免許が利権であったのは、オピニオンリーダーが存在し得た高度成長期のことである。大衆貴族の時代、メディアはメディアとして君臨することはできず、大衆の従属物としてしか存在し得ない。とはいっても、テレビはザッピングをされても、面白いコンテンツさえ提供できれば、また翌日はスイッチを入れ、チャンネルをあわせてもらえる、しかし新聞は、契約しなくなったら読んでもらえない。そこがテレビとの違いといえる。いまやコンテンツは、理屈で選ばれるわけではない。「正しい正しくない」の議論から脱する、「脱ジャーナリズム」こそが、メディアの最大の課題といえるだろう。
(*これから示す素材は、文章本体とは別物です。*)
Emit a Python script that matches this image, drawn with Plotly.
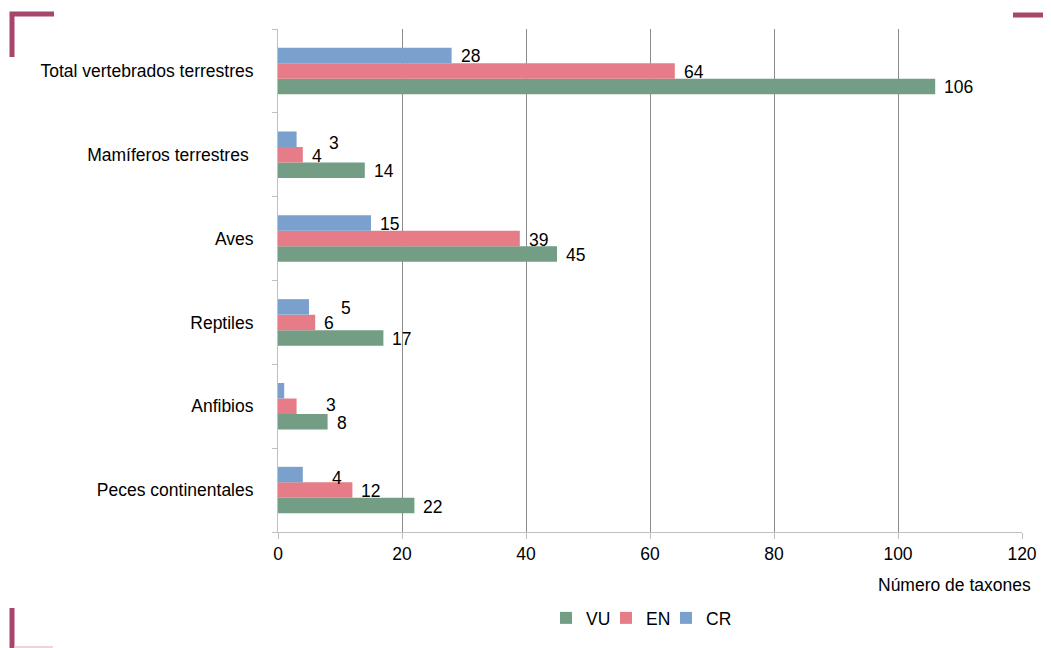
import plotly.graph_objects as go

categories = ["Total vertebrados terrestres", "Mamíferos terrestres ", "Aves",
              "Reptiles", "Anfibios", "Peces continentales"]
vu = [106, 14, 45, 17, 8, 22]
en = [64, 4, 39, 6, 3, 12]
cr = [28, 3, 15, 5, 1, 4]
series_names = ["VU", "EN", "CR"]
x_ticks = [0, 20, 40, 60, 80, 100, 120]

colors = {"VU": "#739E85", "EN": "#E67C87", "CR": "#7AA0CD"}
FONT = "Arial, Liberation Sans, sans-serif"
FS = 17.5

W, H = 1051, 648
OFF = 8  # page body margin
# screen-space plot area
SL, SR, ST, SB = 278, 1022, 29, 532
L, R, T, B = SL - OFF, SR - OFF, ST - OFF, SB - OFF


def px(xs):
    return (xs - SL) / (SR - SL)


def py(ys):
    return (SB - ys) / (SB - ST)


legend_ids = {"VU": "legend", "EN": "legend2", "CR": "legend3"}
legend_left = {"VU": 546, "EN": 606, "CR": 666}

fig = go.Figure()
series = {"VU": vu, "EN": en, "CR": cr}
for name in series_names:
    fig.add_trace(go.Bar(
        y=categories, x=series[name], name=name, orientation="h",
        marker=dict(color=colors[name], line=dict(width=0)),
        legend=legend_ids[name],
    ))

# data labels (Excel-like; some labels nudged as in the original)
bar_px = 15.5
yshift_of = {"VU": -bar_px, "EN": 0, "CR": bar_px}
extra_shift = {("CR", 1): (23, -3), ("CR", 3): (23, 0), ("CR", 5): (20, -2),
               ("EN", 4): (20, 2)}
hidden = {("CR", 4)}
annotations = []
for name in series_names:
    for i, (cat, v) in enumerate(zip(categories, series[name])):
        if (name, i) in hidden:
            continue
        dx, dy = extra_shift.get((name, i), (0, 0))
        annotations.append(dict(
            x=v, y=cat, xref="x", yref="y", text=str(v), showarrow=False,
            xanchor="left", yanchor="middle", xshift=7 + dx,
            yshift=yshift_of[name] + dy - 1,
            font=dict(family=FONT, size=FS, color="#000000")))

annotations.append(dict(
    x=px(954), y=py(585), xref="paper", yref="paper",
    text="Número de taxones", showarrow=False, xanchor="center", yanchor="middle",
    font=dict(family=FONT, size=FS, color="#000000")))

deco = "#A8456B"
light = "#E9C3D1"
shapes = [
    dict(type="path", xref="paper", yref="paper",
         path=f"M {px(12)} {py(57)} L {px(12)} {py(14)} L {px(54)} {py(14)}",
         line=dict(color=deco, width=5)),
    dict(type="line", xref="paper", yref="paper", x0=px(1013), x1=px(1056),
         y0=py(15), y1=py(15), line=dict(color=deco, width=5)),
    dict(type="line", xref="paper", yref="paper", x0=px(1050), x1=px(1050),
         y0=py(17), y1=py(55), line=dict(color=light, width=1.5)),
    dict(type="line", xref="paper", yref="paper", x0=px(12), x1=px(12),
         y0=py(608), y1=py(652), line=dict(color=deco, width=5)),
    dict(type="line", xref="paper", yref="paper", x0=px(14), x1=px(53),
         y0=py(647), y1=py(647), line=dict(color=light, width=1.5)),
]


def legend_cfg(name):
    return dict(orientation="h", x=px(legend_left[name]), y=py(618),
                xanchor="left", yanchor="middle",
                font=dict(family=FONT, size=FS, color="#000000"),
                itemwidth=30, bgcolor="rgba(0,0,0,0)")


fig.update_layout(
    width=W, height=H,
    margin=dict(l=L, r=W - R, t=T, b=H - B, pad=0),
    paper_bgcolor="white", plot_bgcolor="white",
    barmode="group", bargap=0.445, bargroupgap=0,
    font=dict(family=FONT, size=FS, color="#000000"),
    showlegend=True,
    legend=legend_cfg("VU"),
    legend2=legend_cfg("EN"),
    legend3=legend_cfg("CR"),
    annotations=annotations,
    shapes=shapes,
)

fig.update_xaxes(
    range=[0, 120], tickvals=x_ticks, ticktext=[str(t) for t in x_ticks],
    showgrid=True, gridcolor="#8C8C8C", gridwidth=1,
    showline=True, linecolor="#BFBFBF", linewidth=1,
    ticks="outside", ticklen=6, tickcolor="#BFBFBF",
    zeroline=False, tickfont=dict(family=FONT, size=FS, color="#000000"),
)
fig.update_yaxes(
    type="category", categoryorder="array", categoryarray=categories[::-1],
    showgrid=False, showline=True, linecolor="#BFBFBF", linewidth=1,
    ticks="outside", ticklen=5, tickcolor="#BFBFBF", tickson="boundaries",
    ticklabelstandoff=20,
    tickfont=dict(family=FONT, size=FS, color="#000000"),
)

fig.write_html("out.html")
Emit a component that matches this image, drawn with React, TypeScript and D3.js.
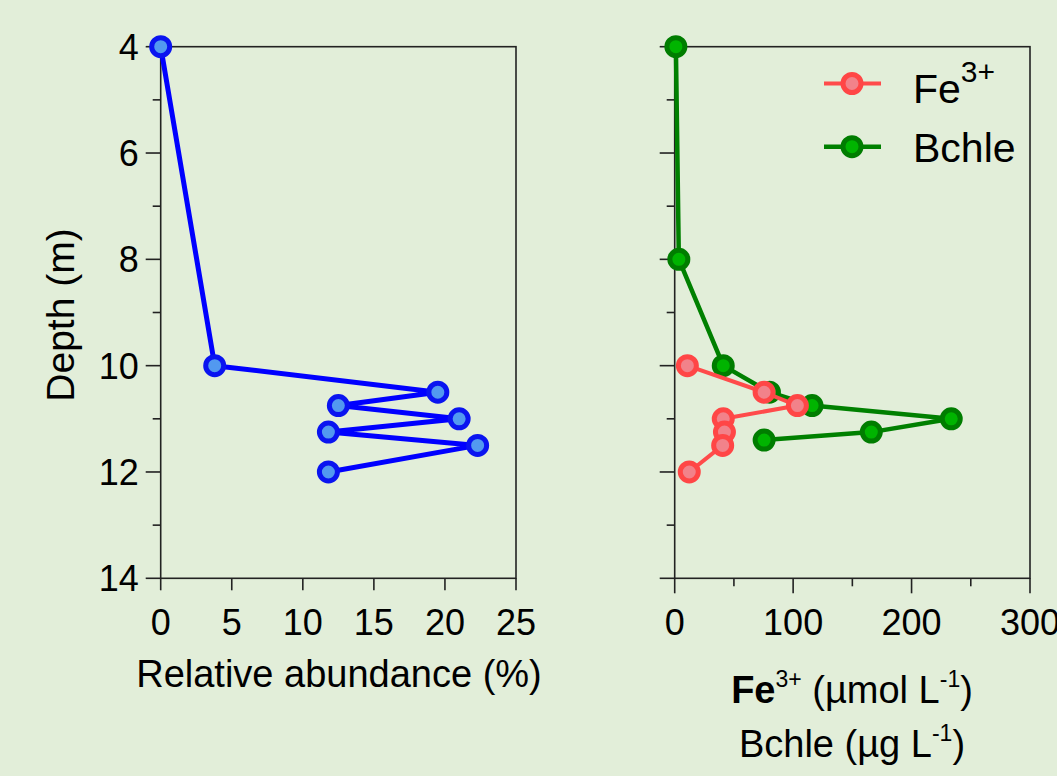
import React from "react";
import * as d3 from "d3";

// ---- data ----
const abundanceDepth = [4, 10, 10.5, 10.75, 11, 11.25, 11.5, 12];
const abundanceValue = [0, 3.8, 19.5, 12.5, 21, 11.8, 22.3, 11.8];

const feDepth = [10, 10.5, 10.75, 11, 11.25, 11.5, 12];
const feValue = [10.7, 75.5, 103.6, 41, 42, 40.5, 12.3];

const bchleDepth = [4, 8, 10, 10.5, 10.75, 11, 11.25, 11.4];
const bchleValue = [1, 3.5, 41, 80, 116, 233.5, 166, 75.5];

const depthTicks = [4, 6, 8, 10, 12, 14];
const depthMinor = [5, 7, 9, 11, 13];
const abundanceTicks = [0, 5, 10, 15, 20, 25];
const concTicks = [0, 100, 200, 300];
const concMinor = [50, 150, 250];

const W = 1057;
const H = 776;
const BG = "#e2eed9";
const FONT = "'Liberation Sans', Arial, sans-serif";
const AXIS = "#222";

type P = { v: number; d: number };
const zip = (vals: number[], depths: number[]): P[] =>
  vals.map((v, i) => ({ v, d: depths[i] }));

export default function App() {
  const top = 46.7;
  const bottom = 578.3;
  const y = d3.scaleLinear().domain([4, 14]).range([top, bottom]);
  const xL = d3.scaleLinear().domain([0, 25]).range([160.7, 516]);
  const xR = d3.scaleLinear().domain([0, 300]).range([674.7, 1030]);

  const lineL = d3.line<P>().x((p) => xL(p.v)).y((p) => y(p.d));
  const lineR = d3.line<P>().x((p) => xR(p.v)).y((p) => y(p.d));

  const blue = zip(abundanceValue, abundanceDepth);
  const fe = zip(feValue, feDepth);
  const bch = zip(bchleValue, bchleDepth);

  const styles = {
    blue: { line: "#0000ff", fill: "#5299f0", stroke: "#0a14f0" },
    red: { line: "#ff4b4b", fill: "#f2828a", stroke: "#ff4646" },
    green: { line: "#008000", fill: "#00b400", stroke: "#007d00" },
  };
  const R = 9;
  const SW = 5;

  const frame = (x0: number, x1: number) => (
    <rect
      x={x0}
      y={top}
      width={x1 - x0}
      height={bottom - top}
      fill="none"
      stroke={AXIS}
      strokeWidth={1.6}
    />
  );

  const yAxis = (x0: number, labels: boolean) => (
    <g>
      {depthTicks.map((t) => (
        <g key={"M" + t}>
          <line x1={x0 - 15} x2={x0} y1={y(t)} y2={y(t)} stroke={AXIS} strokeWidth={1.6} />
          {labels && (
            <text
              x={x0 - 22}
              y={y(t)}
              dy="0.36em"
              textAnchor="end"
              fontSize={36}
              fontFamily={FONT}
              fill="#000"
            >
              {t}
            </text>
          )}
        </g>
      ))}
      {depthMinor.map((t) => (
        <line key={"m" + t} x1={x0 - 8} x2={x0} y1={y(t)} y2={y(t)} stroke={AXIS} strokeWidth={1.6} />
      ))}
    </g>
  );

  const markers = (pts: P[], sx: (v: number) => number, s: { fill: string; stroke: string }) =>
    pts.map((p, i) => (
      <circle key={i} cx={sx(p.v)} cy={y(p.d)} r={R} fill={s.fill} stroke={s.stroke} strokeWidth={SW} />
    ));

  return (
    <svg
      width={W}
      height={H}
      style={{ position: "absolute", left: 0, top: 0, background: BG }}
    >
      <rect x={0} y={0} width={W} height={H} fill={BG} />

      {/* left panel */}
      {frame(xL(0), xL(25))}
      {yAxis(xL(0), true)}
      {abundanceTicks.map((t) => (
        <g key={"xl" + t}>
          <line x1={xL(t)} x2={xL(t)} y1={bottom} y2={bottom + 12} stroke={AXIS} strokeWidth={1.6} />
          <text x={xL(t)} y={635} textAnchor="middle" fontSize={36} fontFamily={FONT} fill="#000">
            {t}
          </text>
        </g>
      ))}
      <text x={339} y={687} textAnchor="middle" fontSize={38} fontFamily={FONT} fill="#000">
        Relative abundance (%)
      </text>
      <text
        transform={`translate(74,315) rotate(-90)`}
        textAnchor="middle"
        fontSize={39}
        fontFamily={FONT}
        fill="#000"
      >
        Depth (m)
      </text>

      <path d={lineL(blue) || ""} fill="none" stroke={styles.blue.line} strokeWidth={5} strokeLinejoin="round" />
      {markers(blue, xL, styles.blue)}

      {/* right panel */}
      {frame(xR(0), xR(300))}
      {yAxis(xR(0), false)}
      {concTicks.map((t) => (
        <g key={"xr" + t}>
          <line x1={xR(t)} x2={xR(t)} y1={bottom} y2={bottom + 15} stroke={AXIS} strokeWidth={1.6} />
          <text x={xR(t)} y={635} textAnchor="middle" fontSize={36} fontFamily={FONT} fill="#000">
            {t}
          </text>
        </g>
      ))}
      {concMinor.map((t) => (
        <line key={"xm" + t} x1={xR(t)} x2={xR(t)} y1={bottom} y2={bottom + 8} stroke={AXIS} strokeWidth={1.6} />
      ))}
      <text x={852} y={703} textAnchor="middle" fontSize={38} fontFamily={FONT} fill="#000">
        <tspan fontWeight="bold">Fe</tspan>
        <tspan fontSize={23} dy={-16}>3+</tspan>
        <tspan dy={16}> (µmol L</tspan>
        <tspan fontSize={23} dy={-16}>-1</tspan>
        <tspan dy={16}>)</tspan>
      </text>
      <text x={852} y={757} textAnchor="middle" fontSize={38} fontFamily={FONT} fill="#000">
        <tspan>Bchle (µg L</tspan>
        <tspan fontSize={23} dy={-16}>-1</tspan>
        <tspan dy={16}>)</tspan>
      </text>

      <path d={lineR(bch) || ""} fill="none" stroke={styles.green.line} strokeWidth={4.5} strokeLinejoin="round" />
      {markers(bch, xR, styles.green)}
      <path d={lineR(fe) || ""} fill="none" stroke={styles.red.line} strokeWidth={4} strokeLinejoin="round" />
      {markers(fe, xR, styles.red)}

      {/* legend */}
      <g>
        <line x1={824} x2={881} y1={83.5} y2={83.5} stroke={styles.red.line} strokeWidth={4} />
        <circle cx={852} cy={83.5} r={R} fill={styles.red.fill} stroke={styles.red.stroke} strokeWidth={SW} />
        <text x={913} y={103} fontSize={41} fontFamily={FONT} fill="#000">
          Fe
          <tspan fontSize={30} dy={-21}>3+</tspan>
        </text>
        <line x1={824} x2={881} y1={146.7} y2={146.7} stroke={styles.green.line} strokeWidth={4.5} />
        <circle cx={852} cy={146.7} r={R} fill={styles.green.fill} stroke={styles.green.stroke} strokeWidth={SW} />
        <text x={913} y={161.5} fontSize={41} fontFamily={FONT} fill="#000">
          Bchle
        </text>
      </g>
    </svg>
  );
}
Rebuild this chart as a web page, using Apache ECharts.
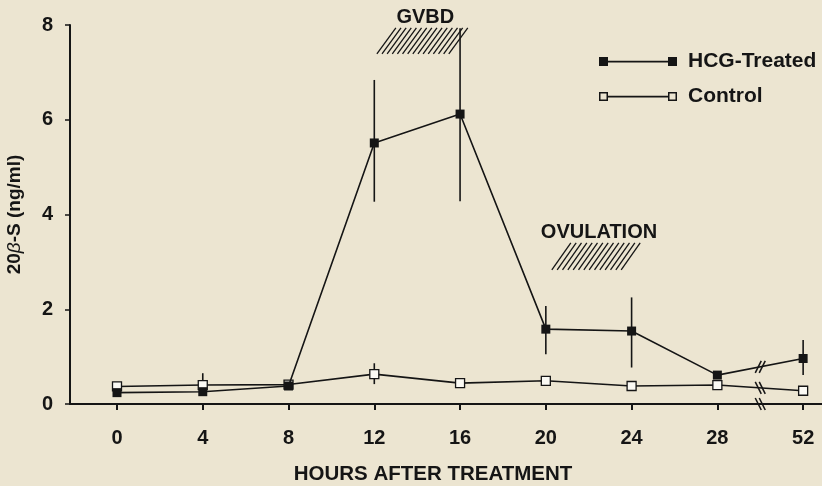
<!DOCTYPE html>
<html><head><meta charset="utf-8">
<script src="https://cdn.jsdelivr.net/npm/echarts@6/dist/echarts.min.js"></script>
<style>html,body{margin:0;padding:0;background:#ece5d1}#c{width:822px;height:486px}</style>
</head><body><div id="c"></div><script>
// ---- data ----
const hours = ['0','4','8','12','16','20','24','28','52'];
const hcgTreated = [0.24,0.26,0.38,5.51,6.12,1.58,1.54,0.61,0.96];
const hcgLow  = [null,null,null,4.27,4.28,1.05,0.77,null,0.61];
const hcgHigh = [null,null,null,6.84,7.93,2.07,2.25,null,1.35];
const control = [0.37,0.40,0.41,0.63,0.44,0.49,0.38,0.40,0.28];
const controlLow  = [null,0.20,null,0.42,null,null,null,null,null];
const controlHigh = [null,0.65,null,0.86,null,null,null,null,null];
const yTicks = [0,2,4,6,8];
const eventNames = ['GVBD','OVULATION'];
const eventStart = [3.03, 5.07];   // hour-index of hatch left (bottom) edge
const eventEnd   = [4.09, 6.10];   // hour-index of hatch right (top) edge
const eventLow   = [7.39, 2.83];
const eventHigh  = [7.94, 3.40];
const breakAt = 7.5;

// ---- build ----
const FONT = "'Liberation Sans', Arial, Helvetica, sans-serif";
const INK = '#151515';
const FS = 20;
const idx = hours.map((h,i)=>i);
const toXY = arr => arr.map((v,i)=>[i,v]);
const errData = (lo,hi) => lo.map((l,i)=> l==null?null:[i,l,hi[i]]).filter(d=>d);

const errSeries = (name, lo, hi) => ({
  type:'custom', name: name+'-err', z:1, silent:true,
  data: errData(lo,hi),
  renderItem(params, api){
    const p1 = api.coord([api.value(0), api.value(1)]);
    const p2 = api.coord([api.value(0), api.value(2)]);
    return {type:'line', shape:{x1:p1[0],y1:p1[1],x2:p2[0],y2:p2[1]}, style:{stroke:INK, lineWidth:1.6}};
  }
});

const hatchData = eventNames.map((n,i)=>[eventStart[i], eventEnd[i], eventLow[i], eventHigh[i]]);
const breakData = [
  [breakAt, (hcgTreated[7]+hcgTreated[8])/2, 1],
  [breakAt, (control[7]+control[8])/2, -1],
  [breakAt, 0, -1]
];

const filledIcon = 'path://M0,0L9,0L9,9L0,9Z M9,3.8L69,3.8L69,5.4L9,5.4Z M69,0L78,0L78,9L69,9Z';
const hollowIcon = 'path://M0,0L9,0L9,9L0,9Z M1.5,1.5L1.5,7.5L7.5,7.5L7.5,1.5Z M9,3.8L69,3.8L69,5.4L9,5.4Z M69,0L78,0L78,9L69,9Z M70.5,1.5L70.5,7.5L76.5,7.5L76.5,1.5Z';

const chart = echarts.init(document.getElementById('c'), null, {renderer:'canvas'});
chart.setOption({
  backgroundColor:'#ece5d1',
  animation:false,
  textStyle:{fontFamily:FONT},
  grid:{left:70, right:0, top:25, bottom:82, containLabel:false, outerBoundsMode:'none'},
  legend:{
    orient:'vertical', left:599, top:51, padding:0, itemWidth:78, itemHeight:9, itemGap:14,
    textStyle:{fontFamily:FONT, fontWeight:'bold', fontSize:21, lineHeight:21, color:INK, padding:[0,0,0,6]},
    data:[
      {name:'HCG-Treated', icon:filledIcon, itemStyle:{color:INK, borderWidth:0}},
      {name:'Control', icon:hollowIcon, itemStyle:{color:INK, borderWidth:0}}
    ]
  },
  xAxis:{
    type:'value', min:-0.548, max:8.22,
    splitLine:{show:false},
    axisLine:{onZero:false, lineStyle:{color:INK, width:2}},
    axisTick:{customValues:idx, length:6, lineStyle:{color:INK, width:2}},
    axisLabel:{customValues:idx, formatter:v=>hours[Math.round(v)], margin:24,
      fontFamily:FONT, fontWeight:'bold', fontSize:FS, color:INK},
    name:'HOURS AFTER TREATMENT', nameLocation:'middle', nameGap:60,
    nameTextStyle:{fontFamily:FONT, fontWeight:'bold', fontSize:20.5, color:INK, padding:[0,26,0,0]}
  },
  yAxis:{
    type:'value', min:yTicks[0], max:yTicks[yTicks.length-1], interval:2,
    splitLine:{show:false},
    axisLine:{show:true, onZero:false, lineStyle:{color:INK, width:2}},
    axisTick:{show:true, length:5, lineStyle:{color:INK, width:1.5}},
    axisLabel:{margin:17, fontFamily:FONT, fontWeight:'bold', fontSize:FS, color:INK},
    name:'20{i|β}-S (ng/ml)', nameLocation:'middle', nameGap:46,
    nameTextStyle:{fontFamily:FONT, fontWeight:'bold', fontSize:19, color:INK,
      rich:{i:{fontFamily:FONT, fontStyle:'italic', fontWeight:'normal', fontSize:19, color:INK}}}
  },
  series:[
    errSeries('control', controlLow, controlHigh),
    errSeries('hcg', hcgLow, hcgHigh),
    {
      name:'Control', type:'line', z:3, data:toXY(control),
      symbol:'rect', symbolSize:9, showAllSymbol:true,
      lineStyle:{color:INK, width:1.6},
      itemStyle:{color:'#fbfaf4', borderColor:INK, borderWidth:1.3}
    },
    {
      name:'HCG-Treated', type:'line', z:4, data:toXY(hcgTreated),
      symbol:'rect', symbolSize:9, showAllSymbol:true,
      lineStyle:{color:INK, width:1.6},
      itemStyle:{color:INK, borderColor:INK, borderWidth:0}
    },
    {
      type:'custom', name:'events', z:2, silent:true, data:hatchData,
      renderItem(params, api){
        const bl = api.coord([api.value(0), api.value(2)]);
        const tr = api.coord([api.value(1), api.value(3)]);
        const slant = 19;
        const w = tr[0]-bl[0]-slant;
        const n = Math.round(w/5.3);
        const children = [];
        for(let i=0;i<=n;i++){
          const x = bl[0] + w*i/n;
          children.push({type:'line', shape:{x1:x, y1:bl[1], x2:x+slant, y2:tr[1]}, style:{stroke:INK, lineWidth:1.3}});
        }
        children.push({type:'text', x:(bl[0]+tr[0])/2+3, y:tr[1]-10,
          style:{text:eventNames[params.dataIndex], align:'center', verticalAlign:'middle',
            font:"bold 20px 'Liberation Sans', Arial, sans-serif", fill:INK}});
        return {type:'group', children};
      }
    },
    {
      type:'custom', name:'breaks', z:5, silent:true, data:breakData,
      renderItem(params, api){
        const c = api.coord([api.value(0), api.value(1)]);
        const dir = api.value(2);
        const children = [];
        [-2,2].forEach(d=>{
          children.push({type:'line', shape:{x1:c[0]+d-3*dir, y1:c[1]+6, x2:c[0]+d+3*dir, y2:c[1]-6},
            style:{stroke:INK, lineWidth:1.5}});
        });
        return {type:'group', children};
      }
    }
  ]
});
</script></body></html>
最近、WOMマーケティングが、話題となっている。しかし、そもそもテレビに代表されるマスメディア自体、口コミとのキャッチボールによる情報の循環でヒットを生みだすシステムとなっている。司会のみのもんた氏と、視聴者の主婦層の反応がいい例だ。「○○が健康に良い」とテレビで言えば、それが口コミになり、スーパーに平積みになる。今度はそれが口コミで広がるのを、さらに番組が取り上げる。強いのは、このような循環を生み出す力である。こうなると、それが本当に健康に良いのかどうかすら、もはや問題ではない。人々は、うまく口コミを喚起する、「話題性を提供できる」メディアに引き付けられるのだ。拾い上げては編集して投げかけ、その波紋をもう一度拾い上げ……、のくりかえしという、口コミとの共犯関係を作れるかどうかがヒットのポイントである。ヒットを創り出せるかどうかは、クリエーターの才能にかかっているのだが、「大衆が選ぶ」大衆貴族の時代においては、ことマスメディアに関する限り、ネタを「拾ってくる」編集型のクリエーターのほうが、ネタを「ひねり出す」創作型のクリエーターよりヒットに近いところにいるのは間違いない。